02-29-2008, 02:21 PM
How are you going to support the pipe and hold it in the chuck?

The PVC pipe I've turned (it was 4" and smaller) had to have a tight-fitting plug inside the chucked end to keep it round.


02-29-2008, 03:48 PM
Soapy water is an excellent coolant for most plastics. It keeps it from melting which is the biggest cause of problems. And, you can easily get a nice shine on the parts when turning. The tip of the tool needs to be polished. I make all sorts of things from PVC pipe, especially optical systems and small telescopes.

02-29-2008, 07:53 PM
Done lots and lots and lots of PVC pipe. We used to make water collector systems for an environmental consulting company.

Turn with a CCGT insert. (I think that's the designation) CCGT is an 80 degree diamond, high positive, polished insert. Plastics are hard on HSS, the carbide gives good life.

BTW, the CCGT's have an edge sharpness you'd be hard pressed to get with HSS.

As was mentioned, you need an internal plug to prevent distortion in the chuck or collet.

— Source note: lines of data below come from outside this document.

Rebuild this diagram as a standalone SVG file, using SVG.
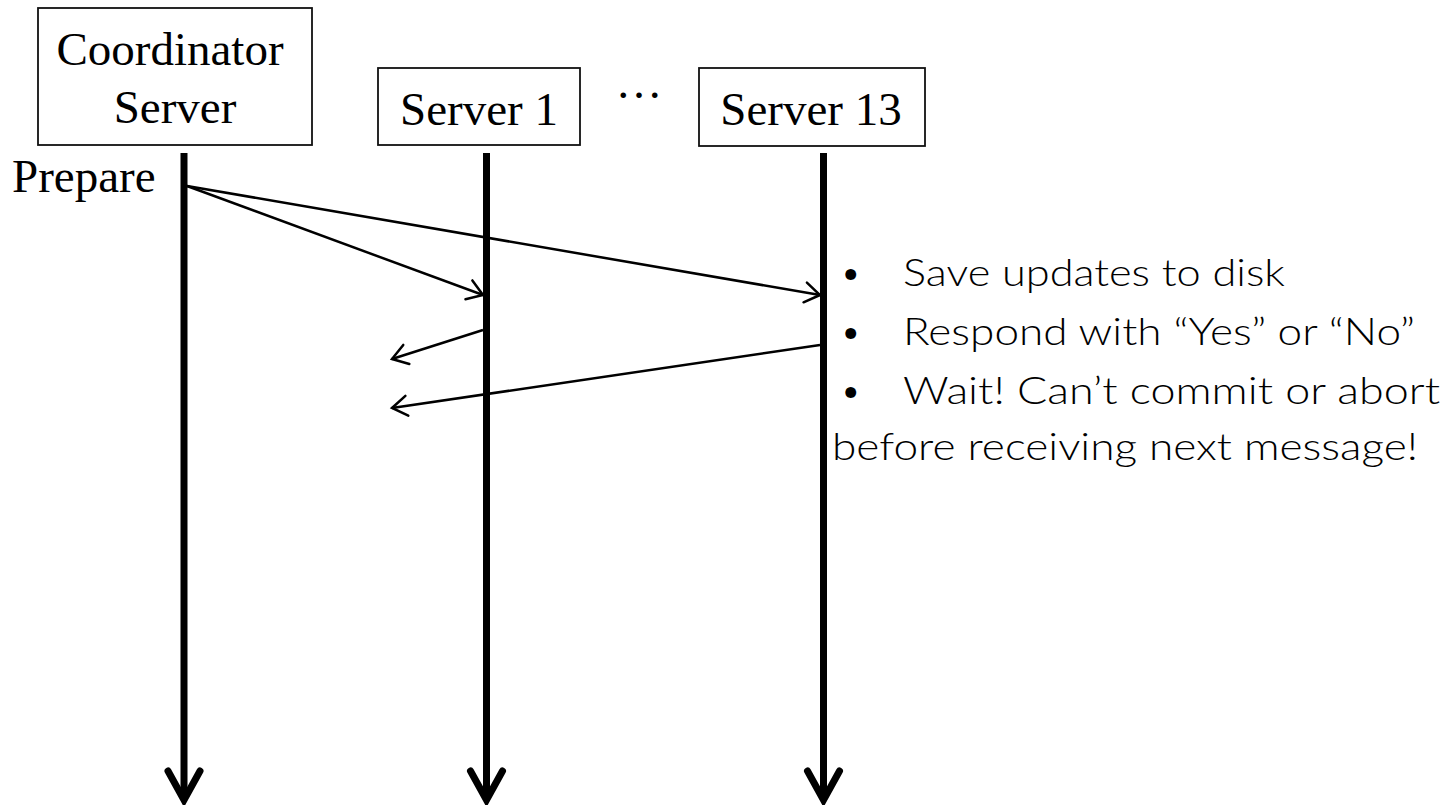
<svg xmlns="http://www.w3.org/2000/svg" width="1451" height="805" viewBox="0 0 1451 805">
  <style>
    .box { fill: #ffffff; stroke: #111111; stroke-width: 1.8; }
    .label { font-family: "Liberation Serif", "Times New Roman", serif; font-size: 47px; fill: #000000; }
    .life { stroke: #000000; stroke-width: 7; fill: none; }
    .head { stroke: #000000; stroke-width: 7; fill: none; stroke-linecap: round; stroke-linejoin: miter; }
    .msg { stroke: #000000; stroke-width: 2.5; fill: none; marker-end: url(#open); }
    .note { font-family: "Lato", "Open Sans", "DejaVu Sans", sans-serif; font-weight: 300; font-size: 37px; fill: #000000; }
  </style>
  <defs>
    <marker id="open" markerUnits="userSpaceOnUse" viewBox="-20 -14 24 28" refX="0" refY="0" markerWidth="24" markerHeight="28" orient="auto" overflow="visible">
      <path d="M-15,-10 L0,0 L-15,10" fill="none" stroke="#000000" stroke-width="2.5" stroke-linecap="round" stroke-linejoin="miter"/>
    </marker>
  </defs>
  <rect width="1451" height="805" fill="#ffffff"/>

  <!-- participants -->
  <g id="coordinator">
    <rect class="box" x="38" y="8" width="274" height="137"/>
    <text class="label" x="170" y="65" text-anchor="middle">Coordinator</text>
    <text class="label" x="175" y="123" text-anchor="middle">Server</text>
  </g>
  <g id="server1">
    <rect class="box" x="378" y="68" width="202" height="77"/>
    <text class="label" x="479" y="125" text-anchor="middle">Server 1</text>
  </g>
  <g id="ellipsis">
    <text class="label" x="639" y="98" text-anchor="middle" font-size="38">…</text>
  </g>
  <g id="server13">
    <rect class="box" x="699" y="68" width="226" height="78"/>
    <text class="label" x="811" y="125" text-anchor="middle">Server 13</text>
  </g>

  <!-- lifelines with downward arrowheads -->
  <g id="lifelines">
    <line class="life" x1="184" y1="153" x2="184" y2="798"/>
    <polyline class="head" points="168,771 184,800 200,771"/>
    <line class="life" x1="486.5" y1="153" x2="486.5" y2="798"/>
    <polyline class="head" points="470.5,771 486.5,800 502.5,771"/>
    <line class="life" x1="823.5" y1="153" x2="823.5" y2="798"/>
    <polyline class="head" points="807.5,771 823.5,800 839.5,771"/>
  </g>

  <g id="prepare-label">
    <text class="label" x="12" y="192" font-size="45">Prepare</text>
  </g>

  <!-- messages -->
  <g id="connectors">
    <line class="msg" x1="187" y1="186" x2="483" y2="295"/>
    <line class="msg" x1="187" y1="186" x2="820" y2="295"/>
    <line class="msg" x1="483" y1="330" x2="392" y2="359"/>
    <line class="msg" x1="820" y1="345" x2="392" y2="408"/>
  </g>

  <!-- participant notes -->
  <g id="notes">
    <text class="note" x="840" y="286">•</text>
    <text class="note" x="903" y="286" textLength="382" lengthAdjust="spacingAndGlyphs">Save updates to disk</text>
    <text class="note" x="840" y="345">•</text>
    <text class="note" x="903" y="345" textLength="512" lengthAdjust="spacingAndGlyphs">Respond with “Yes” or “No”</text>
    <text class="note" x="840" y="404">•</text>
    <text class="note" x="903" y="404" textLength="537" lengthAdjust="spacingAndGlyphs">Wait! Can’t commit or abort</text>
    <text class="note" x="832" y="460" textLength="586" lengthAdjust="spacingAndGlyphs">before receiving next message!</text>
  </g>
</svg>
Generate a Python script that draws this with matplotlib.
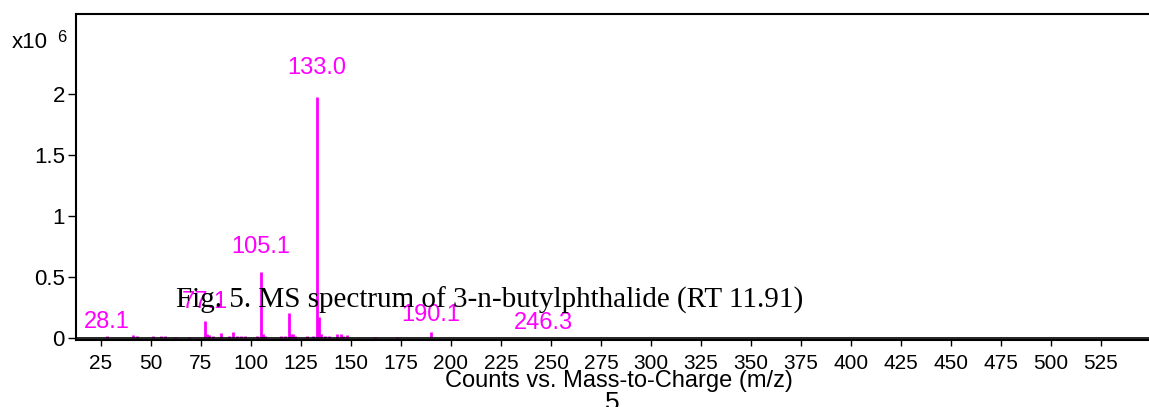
import matplotlib.pyplot as plt

# peak list (m/z, counts x1e6)
mz = [28, 41, 43, 51, 55, 57, 62, 69, 77, 78, 79, 81, 85, 89, 91, 93, 95, 97,
      103, 105, 106, 107, 115, 117, 119, 120, 121, 122, 128, 131, 133, 134,
      135, 137, 139, 143, 145, 146, 148, 162, 173, 190]
counts = [0.02, 0.025, 0.02, 0.015, 0.02, 0.015, 0.01, 0.01, 0.14, 0.03, 0.025,
          0.02, 0.04, 0.015, 0.05, 0.015, 0.02, 0.015,
          0.015, 0.54, 0.035, 0.02, 0.02, 0.015, 0.205, 0.03, 0.03, 0.015,
          0.02, 0.02, 1.975, 0.17, 0.03, 0.02, 0.015, 0.03, 0.03, 0.02, 0.025,
          0.01, 0.01, 0.05]

label_mz = [28.1, 77.1, 105.1, 133.0, 190.1, 246.3]
label_h = [0.0, 0.14, 0.54, 1.975, 0.05, 0.0]
label_off = [16, 19, 25, 29, 17, 15]   # px above peak top

xticks = list(range(25, 526, 25))
yticks = [0, 0.5, 1, 1.5, 2]

mag = '#ff00ff'

fig = plt.figure(figsize=(11.49, 4.07), dpi=100)
ax = fig.add_axes([76 / 1149, 1 - 340 / 407, 1 - 76 / 1149, 326 / 407])

ax.vlines(mz, 0, counts, color=mag, lw=2)
ax.axhline(0, color='black', lw=1.2)

for m, h, off in zip(label_mz, label_h, label_off):
    ax.annotate(f'{m:.1f}', (m, h), xytext=(0, off * 0.72), textcoords='offset points',
                ha='center', va='center', color=mag, fontsize=17, family='Liberation Sans')

ax.set_xlim(12.5, 549)
ax.set_ylim(-0.016, 2.656)
ax.set_xticks(xticks)
ax.set_yticks(yticks)
ax.set_yticklabels(['0', '0.5', '1', '1.5', '2'])
for lab in ax.get_xticklabels() + ax.get_yticklabels():
    lab.set_family('Liberation Sans')
ax.tick_params(axis='x', length=4, width=1, pad=6, labelsize=15)
ax.tick_params(axis='y', length=6, width=1, pad=2, labelsize=16)
for s in ['top', 'left', 'bottom']:
    ax.spines[s].set_linewidth(1.5)
ax.spines['right'].set_visible(False)

fig.text(12 / 1149, 1 - 43 / 407, 'x10', fontsize=16, family='Liberation Sans',
         ha='left', va='center')
fig.text(57 / 1149, 1 - 37 / 407, '6', fontsize=12, family='Liberation Sans',
         ha='left', va='center')
fig.text(619 / 1149, 1 - 381 / 407, 'Counts vs. Mass-to-Charge (m/z)', fontsize=17,
         family='Liberation Sans', ha='center', va='center')
fig.text(490 / 1149, 1 - 300 / 407, 'Fig. 5. MS spectrum of 3-n-butylphthalide (RT 11.91)',
         fontsize=21, family='Liberation Serif', ha='center', va='center')
fig.text(612 / 1149, 1 - 391 / 407, '5', fontsize=19, family='Liberation Sans',
         ha='center', va='top')

fig.savefig('out.png', dpi=100)
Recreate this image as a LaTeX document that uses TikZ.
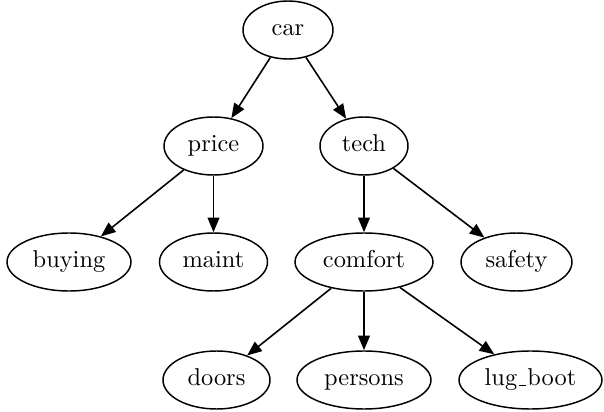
\documentclass[tikz,border=0pt]{standalone}
\usetikzlibrary{shapes.geometric,arrows.meta}
\newcommand{\lowbar}{\kern.06em\vbox{\hrule width.3em height.45pt}\kern.06em}
\begin{document}
\begin{tikzpicture}[x=0.41pt,y=-0.41pt,
  every node/.style={ellipse,draw,line width=0.6pt,inner sep=0pt,
    text height=1.55ex,text depth=.45ex,minimum height=58*0.41pt},
  edge/.style={line width=0.65pt,-{Triangle[length=6pt,width=4.8pt]}}]
\useasboundingbox (0,0) rectangle (604,412);
% tree nodes
\node[minimum width=90*0.41pt]  (car)     at (288,30)    {car};
\node[minimum width=99*0.41pt]  (price)   at (213.5,146) {price};
\node[minimum width=88*0.41pt]  (tech)    at (364,146)   {tech};
\node[minimum width=124*0.41pt] (buying)  at (69,262)    {buying};
\node[minimum width=108*0.41pt] (maint)   at (213.5,262) {maint};
\node[minimum width=138*0.41pt] (comfort) at (364,262)   {comfort};
\node[minimum width=111*0.41pt] (safety)  at (516.5,262) {safety};
\node[minimum width=107*0.41pt] (doors)   at (216.5,380) {doors};
\node[minimum width=134*0.41pt] (persons) at (364,380)   {persons};
\node[minimum width=143*0.41pt] (lug)     at (530.5,380) {lug\lowbar boot};
% edges
\draw[edge] (car) -- (price);
\draw[edge] (car) -- (tech);
\draw[edge] (price) -- (buying);
\draw[edge] (price) -- (maint);
\draw[edge] (tech) -- (comfort);
\draw[edge] (tech) -- (safety);
\draw[edge] (comfort) -- (doors);
\draw[edge] (comfort) -- (persons);
\draw[edge] (comfort) -- (lug);
\end{tikzpicture}
\end{document}
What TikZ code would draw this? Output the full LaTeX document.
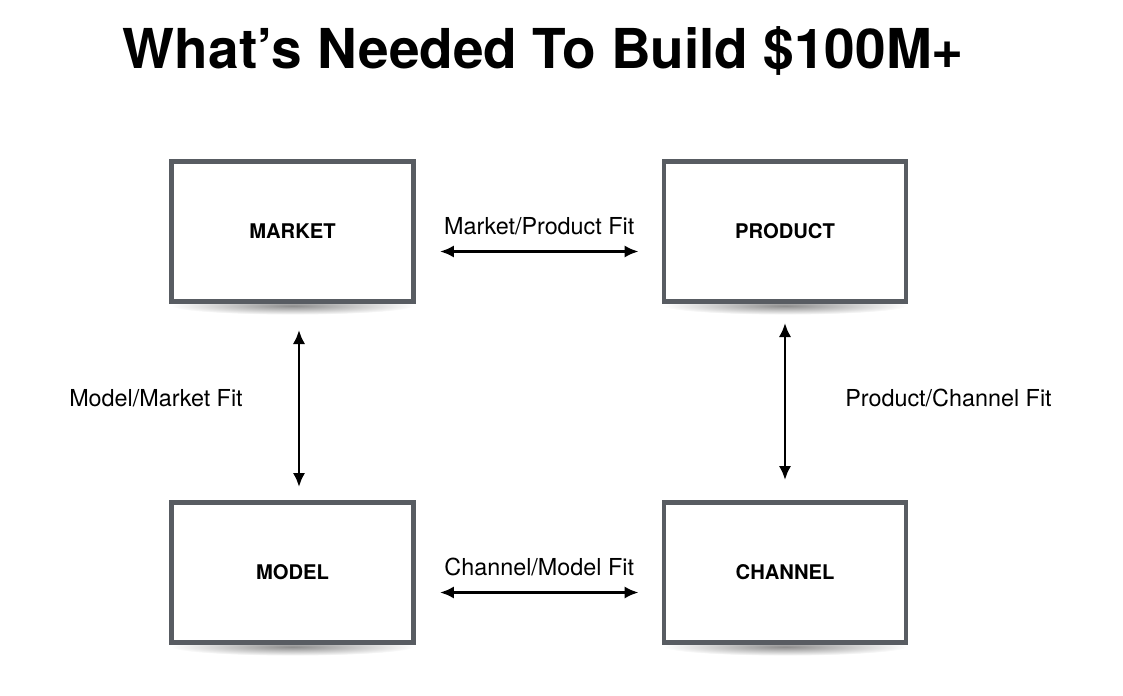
\documentclass[tikz,border=0pt]{standalone}
\usepackage{fontspec}
\setmainfont{TeX Gyre Heros}
\usetikzlibrary{arrows.meta,positioning,backgrounds}
\definecolor{boxgray}{RGB}{88,92,98}
\tikzset{
  fitbox/.style={draw=boxgray, fill=white, line width=2.8pt, minimum width=4.84cm,
    minimum height=2.8cm, font=\fontsize{11.5}{13}\selectfont\bfseries},
  fitarrow/.style={{Latex[length=8pt,width=7pt]}-{Latex[length=8pt,width=7pt]}, line width=1.5pt},
  fitlabel/.style={font=\fontsize{13.3}{15}\selectfont, inner sep=0pt}
}

\begin{document}
\begin{tikzpicture}[x=0.02cm, y=-0.02cm]
			%%%%% START %%%%%
			\useasboundingbox (0, 0) rectangle (1123, 696);

			\node[font=\fontsize{31.3}{36}\selectfont\bfseries] (title) at (543.5, 51) {What’s Needed To Build \$100M+};

			\node[fitbox] (market) at (292.5, 231.5) {MARKET};
			\node[fitbox] (product) at (785, 231.5) {PRODUCT};
			\node[fitbox] (model) at (292.5, 572.5) {MODEL};
			\node[fitbox] (channel) at (785, 572.5) {CHANNEL};

			% soft shadows under the boxes
			\begin{scope}[on background layer]
				\foreach \b in {market, product, model, channel}
					\shade[inner color=black!45, outer color=white] ([yshift=-1pt]\b.south) ellipse (122 and 9);
			\end{scope}

			\draw[fitarrow] ([shift={(24, 20)}]market.east) -- ([shift={(-23, 20)}]product.west)
				node[fitlabel, midway, above=8.5pt] (mpfit) {Market/Product Fit};
			\draw[fitarrow] ([shift={(24, 20)}]model.east) -- ([shift={(-23, 20)}]channel.west)
				node[fitlabel, midway, above=8.5pt] (cmfit) {Channel/Model Fit};

			\draw[fitarrow] ([shift={(6.5, 26)}]market.south) -- ([shift={(6.5, -13)}]model.north)
				node[fitlabel, midway, left=1.1cm, yshift=0.2cm] (mmfit) {Model/Market Fit};
			\draw[fitarrow] ([yshift=-19*0.02cm]product.south) -- ([yshift=20*0.02cm]channel.north)
				node[fitlabel, midway, right=1.18cm, yshift=0.06cm] (pcfit) {Product/Channel Fit};
			%%%%% END %%%%%
\end{tikzpicture}
\end{document}
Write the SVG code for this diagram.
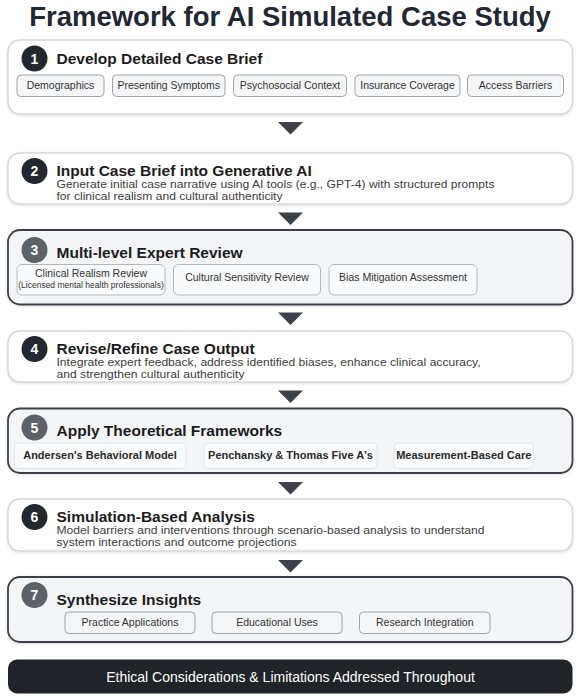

We run dry, fairly fast. Fast enough that the chip string is very soft from the heat. Chips are hot enough to burn your bare hands, wear groves. The insert geometry, speed and softness of the hot chips tend to shoot them off in a predictable direction (most of the time).

CCGT's are an excellent insert for plastics, wood, brass, aluminum, even finishing cuts in 300 series SS.

03-04-2008, 05:05 AM
I made several mandrels out of solid PVC rod at a previous job. Had a 16" SB, ran it on high speed. Mandrels were 1" to 3" diameter. Used a HSS bit with no top rake, 5-6 degree side rake, square corner, and a polish on all surfaces. Took light cuts at high feed rate by hand. Front of tool was 1/2" wide, cut a ribbon 1/2 inch wide and left a very smooth finish.